His wife, in the movie his fiancée, was run over and killed and he found out the person behind it was the son of Terahara. Terahara is the leader of an underground organization-Fraulein, so he got a job with them as a way to infiltrate them and get revenge on Terahara junior.
In the book he has been working for them for a month and his superior, Hiyoko, tells him they know about his wife and they suspect he wants revenge. They recently drugged two young people who were interested in the beauty products, and she tells him if he kills them, they will trust him. Terahara junior is coming by in person to see him do it. Suzuki plans to kill Terahara junior once he shows up, however as they see him across the street, he is mysteriously pushed into traffic and dies.
Hiyoko tells Suzuki to follow the man leaving the scene, who they assume must have been the Pusher. An assassin who kills people by pushing them into traffic, making it look like an accident.
Suzuki follows the man to his home and the next day pretends to be a test prep teacher in order to gain intel and find out if this man, who has a wife and two kids, is really the pusher. Hiyoko keeps calling, but he won’t tell her where he is.
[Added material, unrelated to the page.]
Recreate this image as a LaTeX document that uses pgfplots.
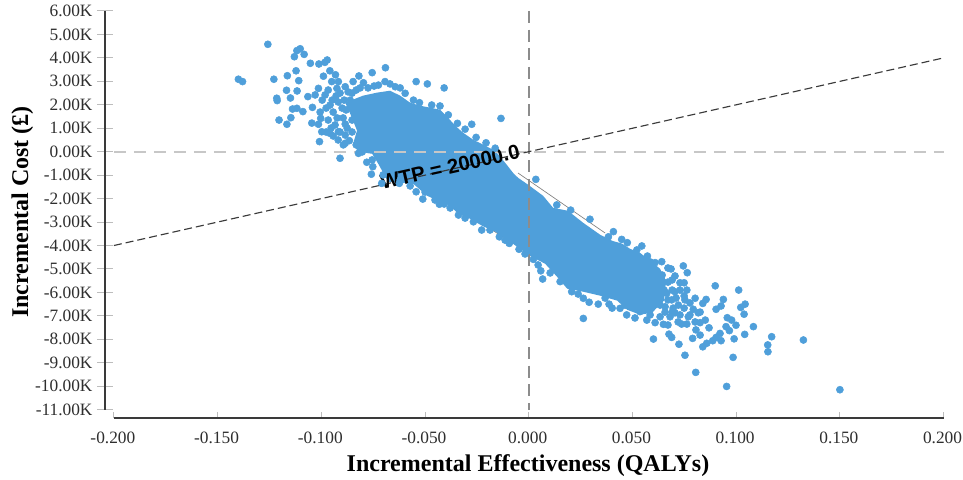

Movie-How Suzuki got involved
In the movie, Suzuki knows to work for Fraulein because someone slips him a note telling him they were involved in the death of his fiancee. In the book he finds this out by doing his own research. In the movie it seems he has been working as the beauty salesman for one day. He finds a young woman who is interested and he and Hiyoko take her to their office where Hiyoko drugs her.
She says they need to see junior to see what to do with the girl, but as in the book, as junior is arriving, he is pushed and Suzuki chases after the man he thinks pushed him.
In the movie he goes inside the Pusher’s home, but in the movie, it is because while he is outside, the Pusher’s two kids run out saying they need help and there is a fire in the kitchen. He helps put out the fire, then as in the book says he is a test prep teacher and spends time with them. He has turned his phone off, so he can’t be contacted by Hiyoko.
Book-Cicada and Iwanishi
Cicada is a hit man who works with Iwanishi. Iwanishi is his handler basically, but when we meet Cicada, he is starting to resent Iwanishi and feels like he isn’t treated with enough respect. He does one job, then Iwanishi tells him he has another right after. Cicada takes the job but gets distracted on the way when he sees two men beating up another guy and gets involved and fights them. He heard them asking the guy about where Suzuki was and the Pusher. (Hiyoko has told people to find Suzuki, because he will lead them to the Pusher. Terahara obviously wants the Pusher dead since he killed his son so every hit man in the area is on the lookout for Suzuki since he is the only link to the Pusher.)
This interaction makes him late for the appointment and misses his chance to kill the target, who had been another assassin named the Whale.
From here, he decides to find Suzuki, and then find out where the Pusher is and kill him and therefore get respect and be able to move on from working with Iwanishi.
Book-The Whale
The Whale is an assassin of sorts, he doesn’t kill people, but rather gets them to commit suicide. He works with politicians who need someone dead in order to cover up a scandal or some sort of corruption. When we see him, he is getting some politicians secretary to commit suicide, so that the politician won’t be to blame for something he had done.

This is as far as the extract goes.